» **Exercise aim**: Omit every picture and return the rest of the data unaltered.

» **Given data**:
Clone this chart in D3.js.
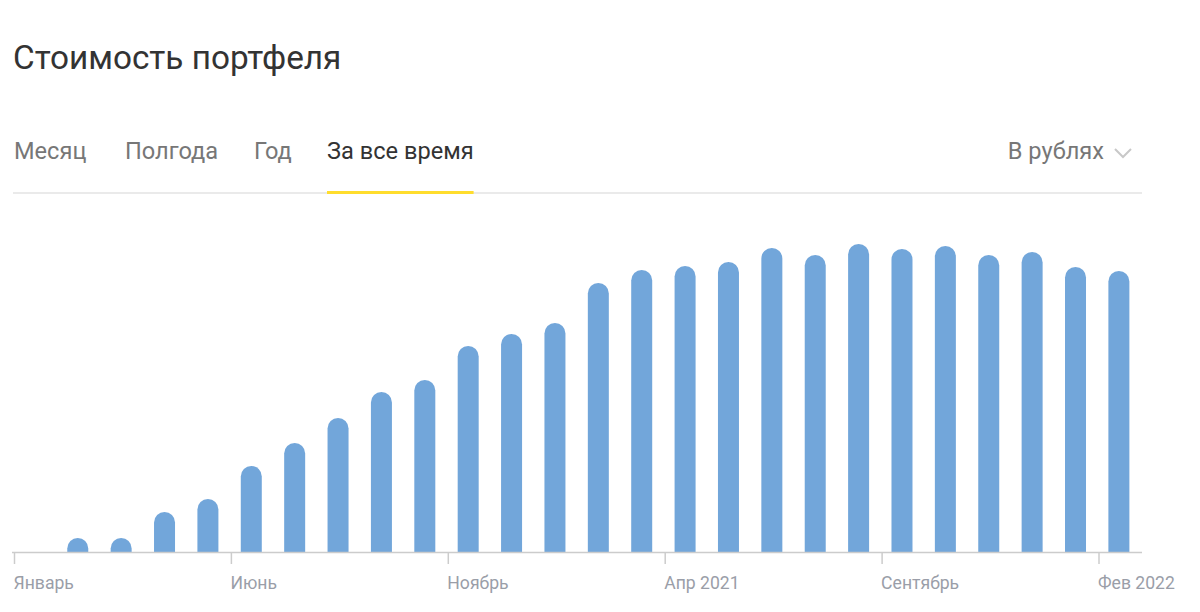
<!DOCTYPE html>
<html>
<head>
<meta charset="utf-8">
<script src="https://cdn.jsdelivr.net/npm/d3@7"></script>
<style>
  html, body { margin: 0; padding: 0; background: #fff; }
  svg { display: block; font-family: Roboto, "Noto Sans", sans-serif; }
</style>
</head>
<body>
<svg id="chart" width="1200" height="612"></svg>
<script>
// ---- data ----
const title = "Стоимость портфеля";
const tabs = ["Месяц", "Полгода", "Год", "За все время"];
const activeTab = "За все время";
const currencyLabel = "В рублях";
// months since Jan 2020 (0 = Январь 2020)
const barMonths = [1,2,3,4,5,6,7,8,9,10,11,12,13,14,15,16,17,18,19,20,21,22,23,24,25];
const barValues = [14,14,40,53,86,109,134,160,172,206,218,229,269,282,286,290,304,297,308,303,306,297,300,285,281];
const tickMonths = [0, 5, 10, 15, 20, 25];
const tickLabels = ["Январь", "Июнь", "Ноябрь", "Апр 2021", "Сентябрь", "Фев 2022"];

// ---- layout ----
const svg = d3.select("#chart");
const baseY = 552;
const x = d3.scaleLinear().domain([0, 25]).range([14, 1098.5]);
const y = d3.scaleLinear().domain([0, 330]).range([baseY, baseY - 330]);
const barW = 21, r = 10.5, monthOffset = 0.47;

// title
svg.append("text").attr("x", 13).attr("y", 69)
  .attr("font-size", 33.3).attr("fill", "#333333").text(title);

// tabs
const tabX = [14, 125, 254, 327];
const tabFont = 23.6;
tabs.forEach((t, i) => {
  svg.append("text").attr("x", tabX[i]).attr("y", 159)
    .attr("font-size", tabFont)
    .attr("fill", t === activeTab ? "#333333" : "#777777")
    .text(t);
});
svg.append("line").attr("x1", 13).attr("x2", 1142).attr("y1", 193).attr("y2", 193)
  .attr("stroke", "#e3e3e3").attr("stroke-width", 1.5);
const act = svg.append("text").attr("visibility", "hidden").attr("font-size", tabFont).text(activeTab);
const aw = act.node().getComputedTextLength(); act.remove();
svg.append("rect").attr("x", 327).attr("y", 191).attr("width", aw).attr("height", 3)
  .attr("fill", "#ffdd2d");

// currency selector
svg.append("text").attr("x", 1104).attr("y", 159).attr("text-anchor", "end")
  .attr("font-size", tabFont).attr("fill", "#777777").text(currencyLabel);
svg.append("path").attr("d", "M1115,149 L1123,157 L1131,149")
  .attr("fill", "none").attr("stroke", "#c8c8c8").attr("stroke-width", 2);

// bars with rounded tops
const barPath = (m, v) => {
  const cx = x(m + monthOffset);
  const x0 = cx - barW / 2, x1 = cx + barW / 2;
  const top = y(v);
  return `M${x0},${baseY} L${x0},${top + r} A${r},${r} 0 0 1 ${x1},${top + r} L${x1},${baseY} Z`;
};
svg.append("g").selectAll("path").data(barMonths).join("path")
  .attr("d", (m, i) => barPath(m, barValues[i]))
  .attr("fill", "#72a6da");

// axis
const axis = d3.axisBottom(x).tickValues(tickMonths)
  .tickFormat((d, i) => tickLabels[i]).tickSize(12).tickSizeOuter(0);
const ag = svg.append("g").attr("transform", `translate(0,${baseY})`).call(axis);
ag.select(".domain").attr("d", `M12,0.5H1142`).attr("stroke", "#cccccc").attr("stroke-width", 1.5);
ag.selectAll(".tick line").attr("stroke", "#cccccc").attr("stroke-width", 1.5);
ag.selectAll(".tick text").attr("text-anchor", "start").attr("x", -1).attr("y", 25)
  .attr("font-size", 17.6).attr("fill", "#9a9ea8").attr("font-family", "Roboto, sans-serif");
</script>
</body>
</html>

» **Solution to this task**:
Clone this chart in D3.js.
<!DOCTYPE html>
<html>
<head>
<meta charset="utf-8">
<script src="https://cdn.jsdelivr.net/npm/d3@7"></script>
<style>
  html, body { margin: 0; padding: 0; background: #fff; }
  svg { display: block; font-family: Roboto, "Noto Sans", sans-serif; }
</style>
</head>
<body>
<svg id="chart" width="1200" height="612"></svg>
<script>
// ---- data ----
const title = "Стоимость портфеля";
const tabs = ["Месяц", "Полгода", "Год", "За все время"];
const activeTab = "За все время";
const currencyLabel = "В рублях";
// months since Jan 2020 (0 = Январь 2020)
const barMonths = [1,2,3,4,5,6,7,8,9,10,11,12,13,14,15,16,17,18,19,20,21,22,23,24,25];
const barValues = [14,14,40,53,86,109,134,160,172,206,218,229,269,282,286,290,304,297,308,303,306,297,300,285,281];
const tickMonths = [0, 5, 10, 15, 20, 25];
const tickLabels = ["Январь", "Июнь", "Ноябрь", "Апр 2021", "Сентябрь", "Фев 2022"];

// ---- layout ----
const svg = d3.select("#chart");
const baseY = 552;
const x = d3.scaleLinear().domain([0, 25]).range([14, 1098.5]);
const y = d3.scaleLinear().domain([0, 330]).range([baseY, baseY - 330]);
const barW = 21, r = 10.5, monthOffset = 0.47;

// title
svg.append("text").attr("x", 13).attr("y", 69)
  .attr("font-size", 33.3).attr("fill", "#333333").text(title);

// tabs
const tabX = [14, 125, 254, 327];
const tabFont = 23.6;
tabs.forEach((t, i) => {
  svg.append("text").attr("x", tabX[i]).attr("y", 159)
    .attr("font-size", tabFont)
    .attr("fill", t === activeTab ? "#333333" : "#777777")
    .text(t);
});
svg.append("line").attr("x1", 13).attr("x2", 1142).attr("y1", 193).attr("y2", 193)
  .attr("stroke", "#e3e3e3").attr("stroke-width", 1.5);
const act = svg.append("text").attr("visibility", "hidden").attr("font-size", tabFont).text(activeTab);
const aw = act.node().getComputedTextLength(); act.remove();
svg.append("rect").attr("x", 327).attr("y", 191).attr("width", aw).attr("height", 3)
  .attr("fill", "#ffdd2d");

// currency selector
svg.append("text").attr("x", 1104).attr("y", 159).attr("text-anchor", "end")
  .attr("font-size", tabFont).attr("fill", "#777777").text(currencyLabel);
svg.append("path").attr("d", "M1115,149 L1123,157 L1131,149")
  .attr("fill", "none").attr("stroke", "#c8c8c8").attr("stroke-width", 2);

// bars with rounded tops
const barPath = (m, v) => {
  const cx = x(m + monthOffset);
  const x0 = cx - barW / 2, x1 = cx + barW / 2;
  const top = y(v);
  return `M${x0},${baseY} L${x0},${top + r} A${r},${r} 0 0 1 ${x1},${top + r} L${x1},${baseY} Z`;
};
svg.append("g").selectAll("path").data(barMonths).join("path")
  .attr("d", (m, i) => barPath(m, barValues[i]))
  .attr("fill", "#72a6da");

// axis
const axis = d3.axisBottom(x).tickValues(tickMonths)
  .tickFormat((d, i) => tickLabels[i]).tickSize(12).tickSizeOuter(0);
const ag = svg.append("g").attr("transform", `translate(0,${baseY})`).call(axis);
ag.select(".domain").attr("d", `M12,0.5H1142`).attr("stroke", "#cccccc").attr("stroke-width", 1.5);
ag.selectAll(".tick line").attr("stroke", "#cccccc").attr("stroke-width", 1.5);
ag.selectAll(".tick text").attr("text-anchor", "start").attr("x", -1).attr("y", 25)
  .attr("font-size", 17.6).attr("fill", "#9a9ea8").attr("font-family", "Roboto, sans-serif");
</script>
</body>
</html>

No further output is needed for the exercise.